Culture  /  Book Review

The Enigma of Clint Eastwood

Is he merely a reactionary, or do his films paint a more complicated picture?
Book
Shawn Levy
2025

In the book’s broad outlines, Eastwood’s story—starting with his Depression-era childhood in California through his stint as an Army lifeguard and his success in Hollywood and as an unrepentant ladies’ man—is that of a handsome cipher growing, slowly and gradually, into his talent, which initially had to do with embracing certain limitations. The old joke about Eastwood’s drama teacher—who told him, “Don’t just do something, stand there”—compresses plenty about his on-screen persona, with its steely mask of impassivity, but also his patience. (“I worked half my life to be an overnight success,” Eastwood has joked.)

Levy does well in the sections detailing Eastwood’s two crucial breakthroughs—first by landing Rawhide and then by leaving it, decamping to Italy to shoot an unheralded little western with the working title Il Magnifico Straniero, better known today as A Fistful of Dollars. By so vividly embodying Sergio Leone’s version of a western hero, Eastwood cultivated a mystique adjacent to (but different from) that of John Wayne. For all his rough edges, Wayne was noble, and also knowable; Eastwood, by contrast, was cold, remote, and in his way deeply seductive, clutching that fistful of dollars with a mercenary’s resolve.

It is around this point in Clint’s chronology—after the migration toward spaghetti westerns but before genuine superstardom—that we get the first whispers of Eastwood’s ambivalence toward his own celebrity, and the tight grip he kept on his image. Such tetchiness is a logical complement to the methodology he would later adopt during his career as a director, whose longevity is largely a byproduct of keeping his head (and his budgets) down: Having earned the right to have the final cut on his movies, Eastwood did his best to achieve a similar control over the public narrative of his own life.

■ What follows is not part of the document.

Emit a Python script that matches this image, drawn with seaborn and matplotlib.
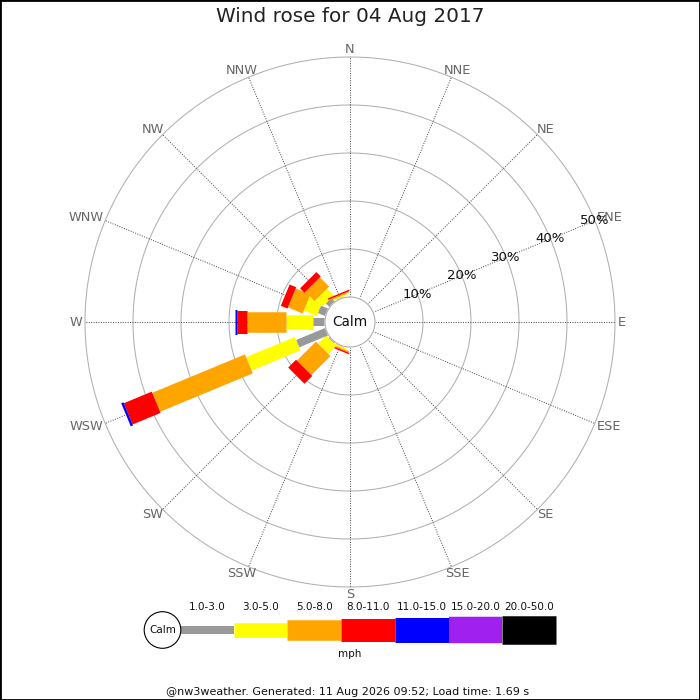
import numpy as np
import matplotlib
matplotlib.use("Agg")
import matplotlib.pyplot as plt
import seaborn as sns
from matplotlib.patches import Circle, Rectangle

# ---- data (percent of the day, per direction and speed band) ----
directions = ["N", "NNE", "NE", "ENE", "E", "ESE", "SE", "SSE",
              "S", "SSW", "SW", "WSW", "W", "WNW", "NW", "NNW"]
angles_deg = np.arange(16) * 22.5

speed_bands = ["1.0-3.0", "3.0-5.0", "5.0-8.0", "8.0-11.0",
               "11.0-15.0", "15.0-20.0", "20.0-50.0"]
band_colors = ["#999999", "#ffff00", "#ffa500", "#ff0000",
               "#0000ff", "#a020f0", "#000000"]
band_widths_px = [8, 14.5, 20.5, 23, 25, 26.5, 28.5]

#                 N  NNE NE ENE E ESE SE SSE S  SSW  SW   WSW   W    WNW  NW   NNW
pct_1_3   = [0, 0, 0, 0, 0, 0, 0, 0, 0, 0.2, 0.3, 6.6,  2.5, 1.7, 1.1, 0.2]
pct_3_5   = [0, 0, 0, 0, 0, 0, 0, 0, 0, 0.3, 2.4, 11.0, 5.6, 2.9, 2.0, 0.3]
pct_5_8   = [0, 0, 0, 0, 0, 0, 0, 0, 0, 0.3, 5.6, 20.9, 8.1, 3.3, 2.7, 0.3]
pct_8_11  = [0, 0, 0, 0, 0, 0, 0, 0, 0, 0.3, 2.3, 6.3,  2.2, 1.5, 1.3, 0.3]
pct_11_15 = [0, 0, 0, 0, 0, 0, 0, 0, 0, 0,   0,   0.5,  0.35, 0,  0,   0]
pct_15_20 = [0] * 16
pct_20_50 = [0] * 16
bands = [pct_1_3, pct_3_5, pct_5_8, pct_8_11, pct_11_15, pct_15_20, pct_20_50]

rings = [10, 20, 30, 40, 50]

title = "Wind rose for 04 Aug 2017"
footer = "@nw3weather. Generated: 11 Aug 2026 09:52; Load time: 1.69 s"

# ---- layout ----
sns.set_style("white")
PX = 4.8                 # pixels per percent
calm_r = 25 / PX         # radius of calm circle in percent units
rmax = calm_r + rings[-1]
PT = 0.72                # points per pixel at 100 dpi

fig = plt.figure(figsize=(7, 7), dpi=100)

# overlay axes in pixel coords, for legend and texts
ov = fig.add_axes([0, 0, 1, 1])
ov.set_xlim(0, 700)
ov.set_ylim(700, 0)
ov.axis("off")

rad = 265 / 700
ax = fig.add_axes([0.5 - rad, (700 - 322) / 700 - rad, 2 * rad, 2 * rad], projection="polar")
ax.set_theta_zero_location("N")
ax.set_theta_direction(-1)
ax.set_ylim(0, rmax)
ax.set_xticks([])
ax.set_yticks([])
ax.grid(False)
ax.spines["polar"].set_visible(False)
ax.patch.set_alpha(0)

full = np.linspace(0, 2 * np.pi, 400)
for ring in rings:
    ax.plot(full, np.full_like(full, calm_r + ring), color="#b0b0b0", lw=0.75,
            zorder=1, clip_on=False)

for a in angles_deg:
    th = np.deg2rad(a)
    ax.plot([th, th], [calm_r, rmax], color="#444444", lw=0.7, ls=(0, (1, 1.5)),
            zorder=1, clip_on=False)

# bars
for d, a in enumerate(angles_deg):
    th = np.deg2rad(a)
    base = calm_r
    for b, vals in enumerate(bands):
        v = vals[d]
        if v > 0:
            ax.plot([th, th], [base, base + v], color=band_colors[b],
                    lw=band_widths_px[b] * PT, solid_capstyle="butt", zorder=3)
            base += v

# calm circle
ax.fill(full, np.full_like(full, calm_r), color="white", zorder=4)
ax.plot(full, np.full_like(full, calm_r), color="#aaaaaa", lw=0.75, zorder=5)
ax.text(0, 0, "Calm", ha="center", va="center", fontsize=9.8, color="#111111", zorder=6)

# direction labels: pushed outward by half their size
fig.canvas.draw()
renderer = fig.canvas.get_renderer()
for name, a in zip(directions, angles_deg):
    th = np.deg2rad(a)
    t = ax.annotate(name, xy=(th, 268 / PX), xytext=(0, 0), textcoords="offset points",
                    ha="center", va="center", fontsize=9.3, color="#666666",
                    annotation_clip=False, zorder=6)
    w = t.get_window_extent(renderer).width
    t.xyann = ((w / 2) * np.sin(th) * PT, 4.5 * np.cos(th) * PT)

# percentage labels along ENE
for ring in rings:
    ax.text(np.deg2rad(67.5), calm_r + ring, f"{ring}%", ha="center", va="center",
            fontsize=9.5, color="#111111", clip_on=False, zorder=7)

# title
fig.text(0.5, 1 - 17 / 700, title, ha="center", va="center", fontsize=14.4, color="#222222")

# legend
x0, seg = 180, 53.7
for i, (lab, col, w) in enumerate(zip(speed_bands, band_colors, band_widths_px)):
    ov.plot([x0 + i * seg, x0 + (i + 1) * seg], [630, 630], color=col,
            lw=w * PT, solid_capstyle="butt")
    ov.text(x0 + (i + 0.5) * seg, 607, lab, ha="center", va="center", fontsize=7.5, color="#111111")
ov.add_patch(Circle((162.5, 630), 18.3, facecolor="white", edgecolor="black", lw=0.8, zorder=5))
ov.text(162.5, 630, "Calm", ha="center", va="center", fontsize=7.5, color="#111111", zorder=6)
ov.text(350, 654, "mph", ha="center", va="center", fontsize=7.5, color="#111111")
ov.text(348, 692, footer, ha="center", va="center", fontsize=8, color="#111111")

fig.patches.append(Rectangle((0, 0), 1, 1, transform=fig.transFigure, fill=False,
                             edgecolor="black", lw=2))

fig.savefig("out.png", dpi=100)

He did not always succeed. In 1997, in the midst of a pitched legal battle centered on a much-publicized palimony suit, Eastwood’s ex-wife (and regular costar) Sondra Locke published a memoir called The Good, the Bad, and the Very Ugly: A Hollywood Journey, in which she characterized Eastwood as “a completely evil, manipulating, lying excuse for a man.” (Locke received a warning letter from Eastwood’s lawyer, though no slander charges were filed.) Levy has evident sympathy for Locke’s position—he’s critical of the way that Eastwood maneuvered behind the scenes to undermine her career—and he has no illusions in general about the ways that A-listers cultivate and wield power. (One of his other recent projects is a podcast on the Hollywood power broker Lew Wasserman, who greenlighted Eastwood’s directorial debut on Play Misty for Me.)